There are several variants of each of these three advanced package types. For instance, there are three types of fan-out packages, namely chip-first/face-down; chip-first/face-up; and chip-last or RDL first. However, a common requirement for all of them is dense high-resolution interconnections, often with extremely thin wafers, in order to deliver maximum speed and functionality.
This article takes a look at structuring these interconnect layers using excimer lasers, namely pulsed ultraviolet (UV) lasers (with wavelengths of 193, 248 or 308 nm) that have long been used in smart display fabrication and are the more powerful cousins of the lasers used in front-end lithography.
Dual damascene patterning of RDL trenches and microvias
In packages such as 3D and fan-out, the interconnects are typically fabricated using the dual damascene process. The circuit is formed by way of conduction lines and vias: surface trenches and through-holes that are made conductive through sputtering of a seed layer followed by electroplating. Although traditional lithography is still useful at the current resolution of 10 x 10 µm (width x pitch), it encounters challenges at 3 x 3 or 1.5 x 1.5 µm.
Lithography
There is a limited number of photoresist materials available for lithography, and often these do not have ideal physical properties, leading to problems such as compressive stress and substrate warpage. Furthermore, trenches and vias have to be created in two separate lithographic steps, meaning that as the polymer and resist are then cured, there can be micrometre-scale shape changes due to material reflow and shrinkage, including flaring of the vias and dimensional distortions.
The aforementioned factors usually mean that the pad created for each via must be made larger than the trench to guarantee registration of the via and trench patterns. However, this increases the average line size and sacrifices usable surface area.
Excimer laser process
Whereas lithography involves photographic exposure of a resist, pulses from excimer lasers can directly remove material. Furthermore, because excimer lasers have UV outputs, the high-energy photons directly break interatomic bonds in polymers and other materials, ablating the material as vapour in a relatively cold process with virtually no peripheral thermal effects.

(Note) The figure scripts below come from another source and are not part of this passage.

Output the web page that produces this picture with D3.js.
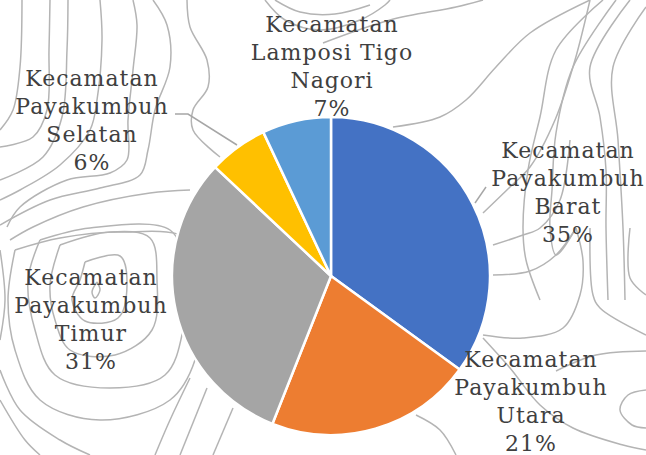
<!DOCTYPE html>
<html><head><meta charset="utf-8">
<script src="https://cdn.jsdelivr.net/npm/d3@7"></script>
<style>html,body{margin:0;padding:0;background:#fff;}svg{display:block;}</style>
</head><body>
<svg id="chart" width="646" height="455"></svg>
<script>
// ---- data ----
const categories = [
  ["Kecamatan", "Payakumbuh", "Barat"],
  ["Kecamatan", "Payakumbuh", "Utara"],
  ["Kecamatan", "Payakumbuh", "Timur"],
  ["Kecamatan", "Payakumbuh", "Selatan"],
  ["Kecamatan", "Lamposi Tigo", "Nagori"]
];
const values = [35, 21, 31, 6, 7];
const percentLabels = ["35%", "21%", "31%", "6%", "7%"];
const colors = ["#4472C4", "#ED7D31", "#A5A5A5", "#FFC000", "#5B9BD5"];

// ---- layout (not data) ----
const W = 646, H = 455;
const cx = 331, cy = 276, R = 159;
const labelPos = [ [568,158], [531,367], [91,285], [92,86], [332,32] ];
const lineH = 28;

const svg = d3.select("#chart");

// decorative topographic background
const contours = [
 [[22,0],[20,67],[13,110],[0,130]],
 [[50,0],[49,50],[47,110],[33,137],[0,147]],
 [[68,0],[67,50],[62,117],[43,157],[0,180]],
 [[100,0],[102,40],[97,100],[90,130],[60,165],[20,190],[0,200]],
 [[133,0],[137,25],[133,70],[128,120],[127,160],[110,173],[67,180],[20,207],[7,227]],
 [[153,0],[167,25],[170,67],[155,110],[148,150],[140,175],[100,188],[50,200],[0,225]],
 [[187,0],[190,27],[207,60],[208,87],[193,110],[193,130],[220,157]],
 [[190,190],[150,193],[83,207],[33,227],[10,240]],
 [[323,43],[390,20],[456,7],[483,0]],
 [[265,0],[285,20],[320,30],[360,20],[385,5],[390,0]],
 [[275,0],[300,12],[335,14],[370,5]],
 [[393,127],[440,117],[466,100],[496,67],[530,33],[590,0]],
 [[603,0],[556,50],[540,117],[528,170],[523,228],[526,260],[540,300]],
 [[616,0],[573,67],[556,133],[552,190],[550,228],[556,255],[576,228]],
 [[630,0],[590,67],[600,117],[606,170],[606,228],[608,300]],
 [[646,7],[613,67],[618,140],[623,228],[625,300]],
 [[483,213],[510,187],[530,167],[555,120],[575,60],[590,0]],
 [[493,245],[523,235],[540,228],[560,200],[570,140]],
 [[493,275],[530,271],[556,255],[576,228]],
 [[483,335],[523,338],[563,328],[580,295],[583,261],[576,228]],
 [[630,228],[630,278],[646,295]],
 [[590,228],[593,295],[600,308],[646,335]],
 [[483,338],[510,368],[540,405],[573,428],[623,445],[646,450]],
 [[556,371],[596,355],[646,351]],
 [[646,390],[628,395],[620,410],[632,425],[646,428]],
 [[416,415],[440,430],[456,455]],
 [[233,408],[213,455]],
 [[207,388],[180,455]],
 [[190,378],[170,420],[155,455]],
 // rings around left area
 [[97,282],[92,292],[95,298],[100,290],[97,282]],
 [[85,262],[120,256],[127,285],[118,318],[85,321],[72,300],[80,280],[85,262]],
 [[60,245],[110,232],[150,238],[157,280],[152,330],[115,355],[70,350],[55,320],[50,285],[60,245]],
 [[40,240],[90,228],[170,230],[185,270],[183,330],[165,375],[110,388],[55,375],[35,330],[28,280],[40,240]],
 [[15,250],[60,238],[120,232],[190,240],[200,300],[195,360],[170,400],[100,420],[40,400],[15,350],[8,300],[15,250]],
 [[0,370],[20,410],[60,440],[90,455]],
 [[0,400],[25,440],[40,455]],
 [[0,250],[5,300],[0,340]]
];
const lineGen = d3.line().curve(d3.curveCatmullRom.alpha(0.5));
svg.append("g").selectAll("path").data(contours).join("path")
  .attr("d", d => lineGen(d))
  .attr("fill", "none")
  .attr("stroke", "#b4b4b4")
  .attr("stroke-width", 1.5);

// pie
const pie = d3.pie().sort(null).value(d => d)(values);
const arc = d3.arc().innerRadius(0).outerRadius(R);
const g = svg.append("g").attr("transform", `translate(${cx},${cy})`);
g.selectAll("path").data(pie).join("path")
  .attr("d", arc)
  .attr("fill", (d, i) => colors[i])
  .attr("stroke", "#fff")
  .attr("stroke-width", 2.5)
  .attr("stroke-linejoin", "round");

// leader lines
const leaders = [
  [[175,114],[188,114],[237,145]],
  [[475,203],[486,187]]
];
svg.append("g").selectAll("path").data(leaders).join("path")
  .attr("d", d => d3.line()(d))
  .attr("fill", "none")
  .attr("stroke", "#a6a6a6")
  .attr("stroke-width", 1.5);

// labels
const lg = svg.append("g")
  .attr("font-family", "'DejaVu Serif', serif")
  .attr("font-size", 22)
  .attr("letter-spacing", 1)
  .attr("fill", "#404040")
  .attr("text-anchor", "middle");
categories.forEach((lines, i) => {
  const [x, y] = labelPos[i];
  const t = lg.append("text").attr("x", x).attr("y", y);
  lines.concat([percentLabels[i]]).forEach((s, k) => {
    t.append("tspan").attr("x", x).attr("y", y + k * lineH).text(s);
  });
});
</script>
</body></html>
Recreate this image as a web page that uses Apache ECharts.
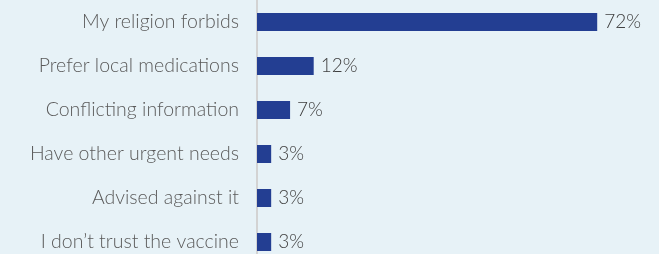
<!DOCTYPE html>
<html>
<head>
<meta charset="utf-8">
<script src="https://cdn.jsdelivr.net/npm/echarts@6/dist/echarts.min.js"></script>
<style>
  html, body { margin: 0; padding: 0; background: #e7f2f7; }
  #chart { width: 659px; height: 254px; }
</style>
</head>
<body>
<div id="chart"></div>
<script>
// reasons, top to bottom
var categories = [
  "My religion forbids",
  "Prefer local medications",
  "Conflicting information",
  "Have other urgent needs",
  "Advised against it",
  "I don\u2019t trust the vaccine"
];
var values = [72, 12, 7, 3, 3, 3];

var chart = echarts.init(document.getElementById("chart"));

chart.setOption({
  backgroundColor: "#e7f2f7",
  animation: false,
  grid: {
    left: 257,
    top: 0,
    width: 378,
    height: 264, // last row is cut off in the original
    outerBoundsMode: "none"
  },
  xAxis: {
    type: "value",
    min: 0,
    max: 80,
    show: false
  },
  yAxis: {
    type: "category",
    inverse: true,
    data: categories,
    axisTick: { show: false },
    axisLine: {
      show: true,
      lineStyle: { color: "#d3d3d3", width: 2 }
    },
    axisLabel: {
      margin: 18,
      color: "#5a5a5a",
      fontFamily: "Lato",
      fontWeight: 300,
      fontSize: 19.5
    }
  },
  series: [
    {
      type: "bar",
      data: values,
      barWidth: 18,
      itemStyle: { color: "#233e92" },
      label: {
        show: true,
        position: "right",
        distance: 7,
        formatter: "{c}%",
        color: "#404040",
        fontFamily: "Lato",
        fontWeight: 300,
        fontSize: 19
      }
    }
  ]
});
</script>
</body>
</html>
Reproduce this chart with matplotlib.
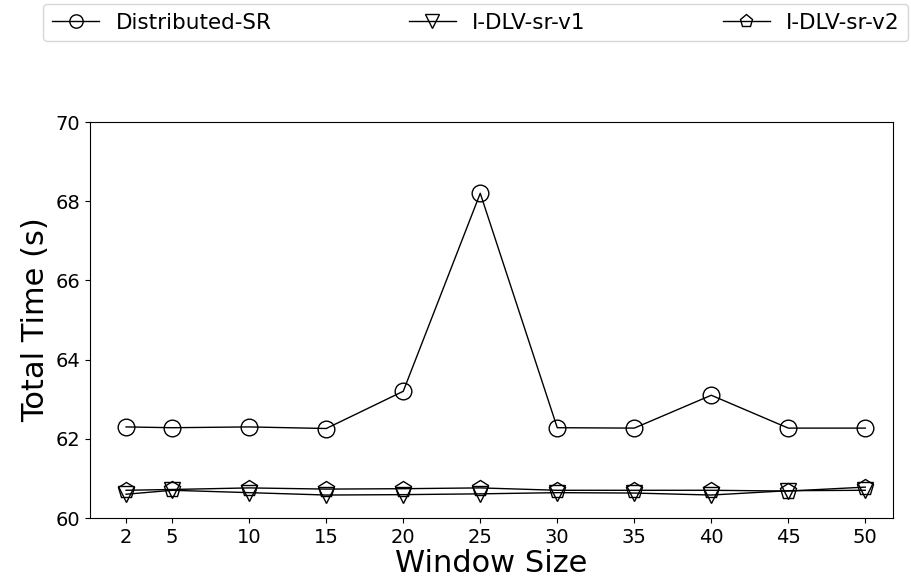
import matplotlib
matplotlib.use("Agg")
import matplotlib.pyplot as plt

window_sizes = [2, 5, 10, 15, 20, 25, 30, 35, 40, 45, 50]
distributed_sr = [62.30, 62.28, 62.30, 62.26, 63.20, 68.20, 62.28, 62.27, 63.10, 62.27, 62.27]
idlv_v1 = [60.60, 60.70, 60.64, 60.58, 60.59, 60.61, 60.64, 60.63, 60.58, 60.69, 60.70]
idlv_v2 = [60.70, 60.72, 60.76, 60.73, 60.74, 60.76, 60.70, 60.70, 60.70, 60.68, 60.78]

fig = plt.figure(figsize=(9.12, 5.88), dpi=100)
ax = fig.add_axes([90 / 912, 1 - 518 / 588, (893 - 90) / 912, (518 - 122) / 588])

style = dict(color="black", linewidth=1.0, markersize=12, fillstyle="none", markeredgewidth=1.0)
ax.plot(window_sizes, distributed_sr, marker="o", label="Distributed-SR", **style)
ax.plot(window_sizes, idlv_v1, marker="v", label="I-DLV-sr-v1", **style)
ax.plot(window_sizes, idlv_v2, marker="p", label="I-DLV-sr-v2", **style)

ax.set_ylim(60, 70)
ax.set_xlim(-0.34, 51.8)
ax.set_xticks(window_sizes)
ax.set_yticks([60, 62, 64, 66, 68, 70])
ax.tick_params(labelsize=14)
ax.set_xlabel("Window Size", fontsize=22, labelpad=2)
ax.set_ylabel("Total Time (s)", fontsize=22)

ax.legend(loc="upper left", bbox_to_anchor=(-0.058, 1.0, 1.077, 0.298), mode="expand",
          ncol=3, fontsize=15.5, frameon=True, borderaxespad=0, markerscale=0.8,
          handlelength=2.2, handletextpad=0.75)

fig.savefig("out.png", dpi=100)
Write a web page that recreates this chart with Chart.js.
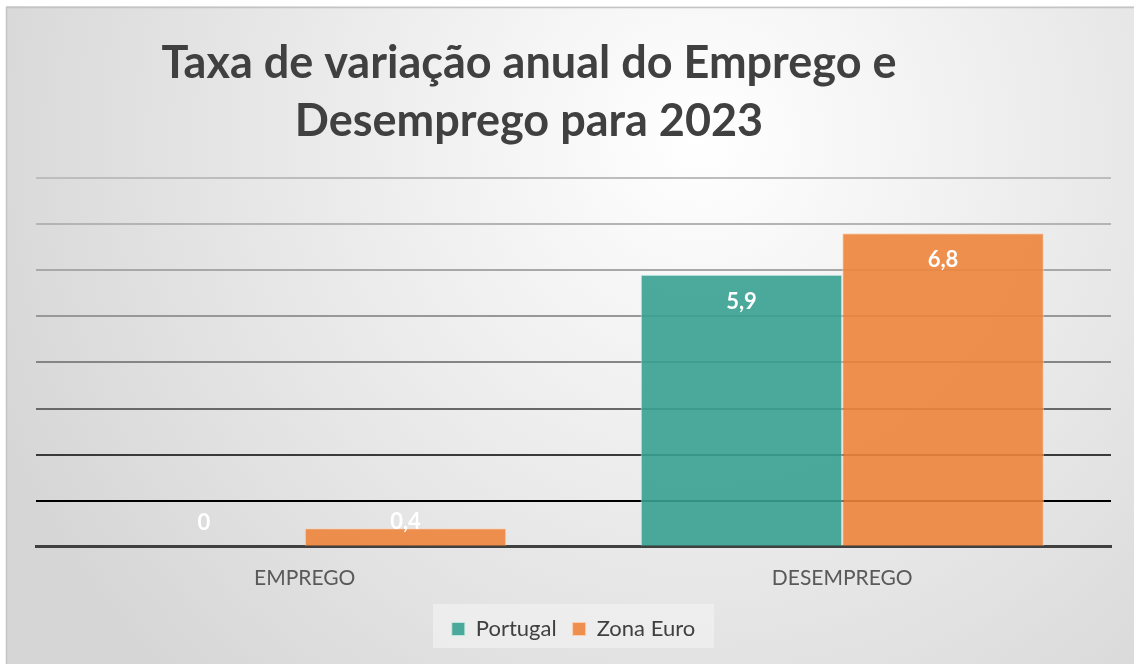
<!DOCTYPE html>
<html>
<head>
<meta charset="utf-8">
<script src="https://cdn.jsdelivr.net/npm/chart.js@4"></script>
<style>
  html, body { margin: 0; padding: 0; background: #fff; }
  #wrap { width: 1134px; height: 664px; }
</style>
</head>
<body>
<div id="wrap"><canvas id="myChart" width="1134" height="664"></canvas></div>
<script>
'use strict';

const categories = ['EMPREGO', 'DESEMPREGO'];
const portugal = [0, 5.9];
const zonaEuro = [0.4, 6.8];
const titleLines = ['Taxa de variação anual do Emprego e', 'Desemprego para 2023'];

// gridline colours from the axis (0) up to the top line (8)
const gridColors = ['#000000', '#000000', '#3a3a3a', '#686868', '#858585', '#989898', '#a8a8a8', '#b4b4b4', '#bdbdbd'];

const bgPlugin = {
  id: 'bgPlugin',
  beforeDraw(chart) {
    const ctx = chart.ctx;
    const w = chart.width, h = chart.height;
    ctx.save();
    const g = ctx.createRadialGradient(700, 140, 0, 700, 140, 760);
    g.addColorStop(0, '#ffffff');
    g.addColorStop(1, '#d6d6d6');
    ctx.fillStyle = g;
    ctx.fillRect(0, 0, w, h);
    ctx.fillStyle = '#ffffff';
    ctx.fillRect(0, 0, w, 6);
    ctx.fillRect(0, 0, 6, h);
    ctx.strokeStyle = '#c4c4c4';
    ctx.lineWidth = 1.5;
    ctx.strokeRect(6.5, 7.5, w + 10, h + 10);

    // title
    ctx.fillStyle = '#404040';
    ctx.font = 'bold 45px Lato';
    ctx.textAlign = 'center';
    ctx.textBaseline = 'middle';
    ctx.fillText(titleLines[0], 529, 63);
    ctx.fillText(titleLines[1], 529, 121);

    // legend background
    const lg = chart.legend;
    if (lg) {
      ctx.fillStyle = 'rgba(240,240,240,0.75)';
      ctx.fillRect(433, lg.top + 2, 281, lg.height - 4);
    }
    ctx.restore();
  }
};

const labelPlugin = {
  id: 'labelPlugin',
  afterDatasetsDraw(chart) {
    const ctx = chart.ctx;
    ctx.save();
    ctx.fillStyle = '#ffffff';
    ctx.font = 'bold 22px Lato';
    ctx.textAlign = 'center';
    ctx.textBaseline = 'middle';
    chart.data.datasets.forEach((ds, i) => {
      chart.getDatasetMeta(i).data.forEach((bar, j) => {
        const y = Math.min(bar.y + 27, bar.base - 24);
        ctx.fillText(String(ds.data[j]).replace('.', ','), bar.x, y);
      });
    });
    ctx.restore();
  }
};

const data = {
  labels: categories,
  datasets: [{
    label: 'Portugal',
    data: portugal,
    backgroundColor: 'rgba(57,161,146,0.9)',
    borderColor: 'rgba(200,235,228,0.8)',
    borderWidth: 1
  }, {
    label: 'Zona Euro',
    data: zonaEuro,
    backgroundColor: 'rgba(237,132,59,0.9)',
    borderColor: 'rgba(252,210,180,0.8)',
    borderWidth: 1
  }]
};

const config = {
  type: 'bar',
  data: data,
  options: {
    responsive: false,
    animation: false,
    layout: { padding: { left: 36, right: 23, top: 178, bottom: 14 } },
    datasets: { bar: { categoryPercentage: 0.75, barPercentage: 1 } },
    scales: {
      x: {
        grid: { display: false },
        border: { display: true, color: '#404040', width: 3 },
        ticks: { color: '#595959', font: { family: 'Lato', size: 21 }, padding: 11 }
      },
      y: {
        min: 0,
        max: 8,
        ticks: { display: false, stepSize: 1 },
        border: { display: false },
        grid: {
          drawTicks: false,
          lineWidth: 2,
          color: (c) => gridColors[c.index] || '#000'
        }
      }
    },
    plugins: {
      legend: {
        position: 'bottom',
        labels: {
          color: '#404040',
          font: { family: 'Lato', size: 22 },
          boxWidth: 13,
          boxHeight: 13,
          padding: 16
        }
      },
      tooltip: { enabled: false }
    }
  },
  plugins: [bgPlugin, labelPlugin]
};

const myChart = new Chart(document.getElementById('myChart'), config);
</script>
</body>
</html>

To implement RDL patterning, the rectangular beam of the excimer laser is reshaped and passed through an aluminium photomask that is the inverse of the via or trench pattern. The patterned beam is then projected onto the RDL surface through a reduction lens.
The excimer laser process affords the following advantages over lithography:
- It cures the polymer layer before patterning rather than after as in lithography. This means that the pattern has inherently very high fidelity and no shrinkages or distortions, etc.
- It creates both the vias and trenches without disturbing the wafer or optical alignment. This ensures perfect registration and eliminates the need to use pads and oversized vias, thus minimising wasted area.
- It provides the opportunity to sputter a barrier layer, for example, titanium nitride titanium (TiNTi) or tantalum nitride tantalum (TaNTa), before sputtering the copper seed layer. The barrier layer blocks any chance of copper migration into the polymer.
- It provides superior control over all dimensions of the vias, including both the aspect ratio and the amount of taper. The entrance diameter of the vias is defined by the mask and projection optics, but any laser drilled hole has a natural taper. By controlling the fluence (pulse energy per unit area), one can directly control the taper angle (see figure 1).
Figure 1: Varying laser fluence enables manipulation of feature side-wall angles, which can be important in subsequent deposition steps.
Speed and throughput of the excimer laser process
The depth of material removed by each pulse of the excimer laser is similar for different polymers and primarily depends on the fluence. This, in turn, is a function of the pulse energy and size of the mask projection on the polymer surface. For a relatively low fluence of 100 mJ/cm2, the etch rate is about 50 nm/pulse, and for a high fluence of 1,200 mJ/cm2, it is about 1,000 nm/pulse. Furthermore, since the etch rate is independent of the number of vias in a given area, the number of vias that can be drilled per minute actually increases as the density of vias is increased.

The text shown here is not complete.